Elles opéreront avec des hélicoptères, des drones, des tireurs d’élite et des unités navales, imitant la structure et l’impunité mises au point par Prince aux Émirats arabes unis. Selon certaines informations, les opérations menées par son équipe depuis mars 2025 ont entraîné la mort de plus de 200 personnes ; cependant, rien ne confirme que des chefs de gangs aient été neutralisés ou que des cibles pertinentes aient été capturées.
Vectus Global se définit comme une entreprise « forcée pour l’action » et propose de « collaborer avec les gouvernements, les organisations internationales et les dirigeants du secteur privé pour les aider à résoudre certains de leurs problèmes les plus complexes. Ils font généralement appel à nous lorsque des services ou des capacités critiques sont défaillants et doivent être rétablis. Nous ne nous contentons pas de conseiller, nous agissons. »

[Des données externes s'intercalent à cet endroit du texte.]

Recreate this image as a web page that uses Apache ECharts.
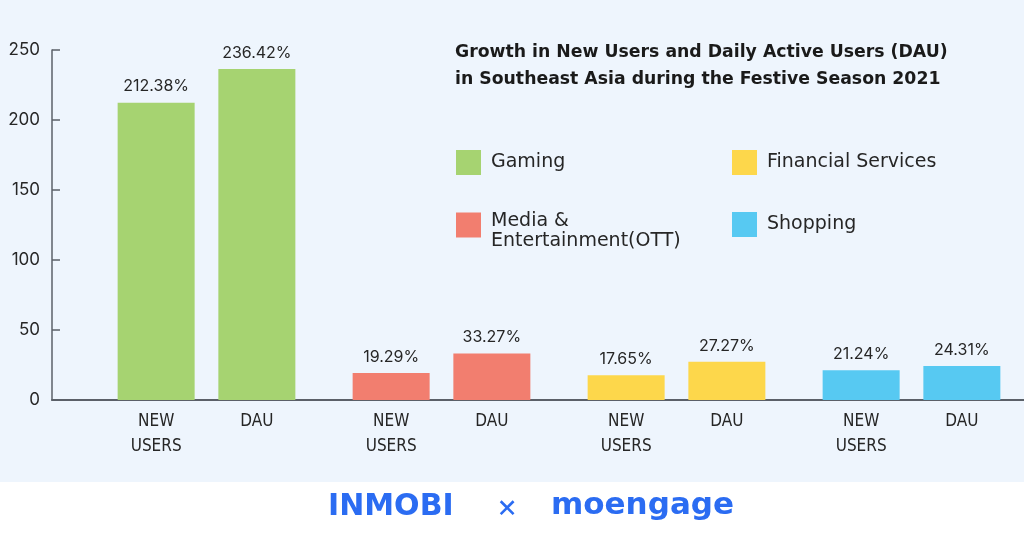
<!DOCTYPE html>
<html>
<head>
  <meta charset="utf-8">
  <title>Festive Season 2021</title>
  <script src="https://cdn.jsdelivr.net/npm/echarts@6/dist/echarts.min.js"></script>
  <style type="text/css">
    html, body { margin: 0; padding: 0; background: #fff; }
    #chart { width: 1024px; height: 536px; }
  </style>
</head>
<body>
  <div id="chart"></div>
  <script>
    // data
    var categories = ['Gaming', 'Media & Entertainment(OTT)', 'Financial Services', 'Shopping'];
    var legendNames = ['Gaming', 'Media &\nEntertainment(OTT)', 'Financial Services', 'Shopping'];
    var colors = ['#a6d371', '#f27e6f', '#fdd74b', '#57c9f2'];
    var newUsers = [212.38, 19.29, 17.65, 21.24];
    var dau = [236.42, 33.27, 27.27, 24.31];
    var yTicks = [0, 50, 100, 150, 200, 250];
    var barNames = ['NEW\nUSERS', 'DAU'];

    var font = 'Inter, "Noto Sans", sans-serif';
    var wide = '"DejaVu Sans", sans-serif';
    var narrow = '"Liberation Sans Narrow", "DejaVu Sans Condensed", sans-serif';

    function colored(arr) {
      return arr.map(function (v, i) {
        return { value: v, itemStyle: { color: colors[i] } };
      });
    }

    var pctLabel = {
      show: true, position: 'top', distance: 8,
      fontFamily: font, fontSize: 16, color: '#262626',
      formatter: function (p) { return p.value.toFixed(2) + '%'; }
    };

    function nameSeries(name) {
      return {
        name: name, type: 'bar', xAxisIndex: 1, yAxisIndex: 0,
        barWidth: 77, barGap: '30.8%', silent: true,
        itemStyle: { color: 'transparent' },
        data: categories.map(function () { return 0; }),
        label: {
          show: true, position: 'bottom', distance: 9,
          formatter: name, fontFamily: narrow, fontSize: 17,
          lineHeight: 25, color: '#262626', align: 'center'
        }
      };
    }

    // two-line legend names get a small spacer line so the text sits below the icon centre
    function legendFormatter(name) {
      if (name.indexOf('\n') < 0) return name;
      return '{s| }\n' + name.split('\n').map(function (t) { return '{a|' + t + '}'; }).join('\n');
    }

    var legendText = {
      fontFamily: wide, fontSize: 19, lineHeight: 21, color: '#262626', padding: [0, 0, 0, 5],
      rich: {
        s: { fontSize: 2, lineHeight: 13 },
        a: { fontFamily: wide, fontSize: 19, lineHeight: 20, color: '#262626' }
      }
    };

    var myChart = echarts.init(document.getElementById('chart'));
    var option = {
      backgroundColor: '#ffffff',
      animation: false,
      graphic: [
        { type: 'rect', z: -10, shape: { x: 0, y: 0, width: 1024, height: 482 }, style: { fill: '#eef5fd' } },
        { type: 'text', x: 328, y: 507, style: { text: 'INMOBI', fontFamily: wide, fontWeight: 'bold', fontSize: 30, fill: '#2b6cf2', verticalAlign: 'middle' } },
        { type: 'text', x: 507, y: 507, style: { text: '×', fontFamily: font, fontSize: 32, fill: '#2b6cf2', align: 'center', verticalAlign: 'middle' } },
        { type: 'text', x: 551, y: 506, style: { text: 'moengage', fontFamily: wide, fontWeight: 'bold', fontSize: 31, fill: '#2b6cf2', verticalAlign: 'middle' } }
      ],
      title: {
        text: 'Growth in New Users and Daily Active Users (DAU)\nin Southeast Asia during the Festive Season 2021',
        left: 450, top: 34,
        textStyle: { fontFamily: wide, fontWeight: 'bold', fontSize: 17.3, lineHeight: 27, color: '#1a1a1a' }
      },
      legend: [
        {
          orient: 'vertical', left: 451, top: 145, itemGap: 23.5,
          itemWidth: 25, itemHeight: 25, icon: 'rect',
          textStyle: legendText, formatter: legendFormatter,
          data: [legendNames[0], legendNames[1]]
        },
        {
          orient: 'vertical', left: 727, top: 145, itemGap: 37,
          itemWidth: 25, itemHeight: 25, icon: 'rect',
          textStyle: legendText, formatter: legendFormatter,
          data: [legendNames[2], legendNames[3]]
        }
      ],
      grid: [
        { left: 89, top: 50, width: 940, height: 350, outerBoundsMode: 'none' },
        { left: 52, top: 50, right: 0, height: 350, outerBoundsMode: 'none' }
      ],
      xAxis: [
        { type: 'category', gridIndex: 0, data: categories, show: false },
        { type: 'category', gridIndex: 0, data: categories, show: false },
        {
          type: 'category', gridIndex: 1, data: [],
          axisLine: { show: true, lineStyle: { color: '#5b6068', width: 2 } },
          axisTick: { show: false }, axisLabel: { show: false }
        }
      ],
      yAxis: [
        { type: 'value', gridIndex: 0, min: 0, max: 250, show: false },
        {
          type: 'value', gridIndex: 1, min: yTicks[0], max: yTicks[yTicks.length - 1], interval: 50,
          axisLine: { show: true, lineStyle: { color: '#5b6068', width: 1.5 } },
          axisTick: { show: true, inside: true, length: 8, lineStyle: { color: '#5b6068', width: 1.5 } },
          axisLabel: { margin: 12, fontFamily: font, fontSize: 17, color: '#262626' },
          splitLine: { show: false }
        }
      ],
      series: [
        {
          name: 'NEW USERS', type: 'bar', xAxisIndex: 0, yAxisIndex: 0,
          barWidth: 77, barGap: '30.8%', data: colored(newUsers), label: pctLabel
        },
        {
          name: 'DAU', type: 'bar', xAxisIndex: 0, yAxisIndex: 0,
          barWidth: 77, barGap: '30.8%', data: colored(dau), label: pctLabel
        },
        nameSeries(barNames[0]),
        nameSeries(barNames[1])
      ].concat(legendNames.map(function (n, i) {
        return { name: n, type: 'scatter', xAxisIndex: 2, yAxisIndex: 1, data: [], itemStyle: { color: colors[i], opacity: 1 } };
      }))
    };
    myChart.setOption(option);
  </script>
</body>
</html>
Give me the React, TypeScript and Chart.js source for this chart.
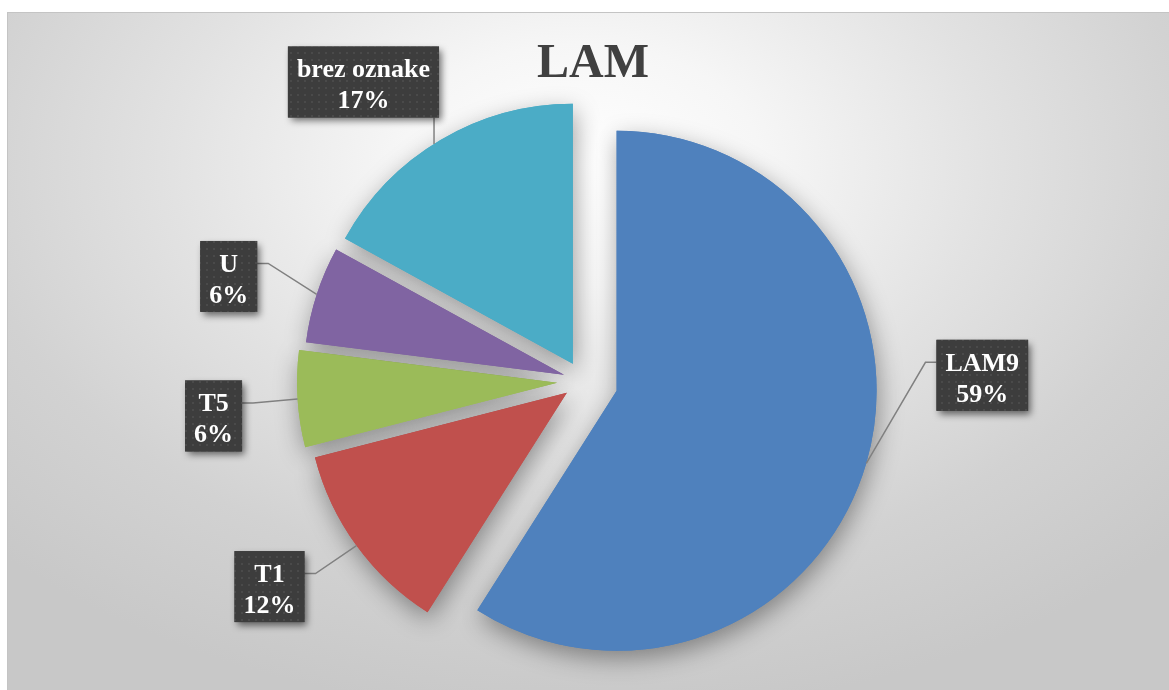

Le 18 juillet 2025, Erik Prince, désormais fondateur de l’entreprise de sécurité Academi, est retourné en Équateur pour la troisième fois cette année. L’administration Noboa l’a engagé pour former les forces de sécurité, comme l’a confirmé le ministre de l’Intérieur John Reimberg. Cependant, les termes du contrat et le coût de la formation pour le pays sont inconnus.

Academi (anciennement Xe Services LLC, Blackwater USA et Blackwater Worldwide) est une entreprise militaire privée américaine qui fournit des services de sécurité. Elle a été fondée en 1997 par Erik Prince et Al Clark. Son siège social est situé en Caroline du Nord, où elle dispose d’un complexe d’entraînement tactique spécialisé. L’entreprise forme plus de 40 000 personnes par an issues de différentes branches des forces armées, ainsi que d’autres agences de sécurité de plusieurs pays.
Il s’est récemment montré proche du président du Salvador, Nayib Bukele, et a lancé l’année dernière une campagne visant à lever 10 millions de dollars pour « restaurer la démocratie » au Venezuela après l’élection présidentielle, qui a réélu Nicolás Maduro. La vice-présidente Delcy Rodríguez a dénoncé les liens de Prince avec la militante d’extrême droite Corina Machado et son implication dans une attaque contre un gazoduc de PDVSA.
Par l’intermédiaire d’Academi, Prince peut être recruté par le gouvernement de Dina Boluarte, à qui il a proposé ses services pour « lutter contre l’exploitation minière illégale ». Des organisations de défense des droits humains et des universitaires péruviens ont averti que le recrutement d’Academi porte atteinte à la souveraineté nationale et brouille le principe de subordination des forces armées au pouvoir civil.
L’expérience montre que ces armées de mercenaires opèrent sans cadre juridique clair, avec des contrats opaques et sans rendre de comptes à la justice locale, réitérant ainsi le modèle d’impunité avec lequel elles ont opéré en Irak.
Leur présence n’est pas fortuite et coïncide avec les annonces du président Donald Trump de lutter contre les « cartels de la drogue », assignant à Prince, l’un de ses plus fervents partisans et homme d’affaires prospère, la méthode de la guerre sale.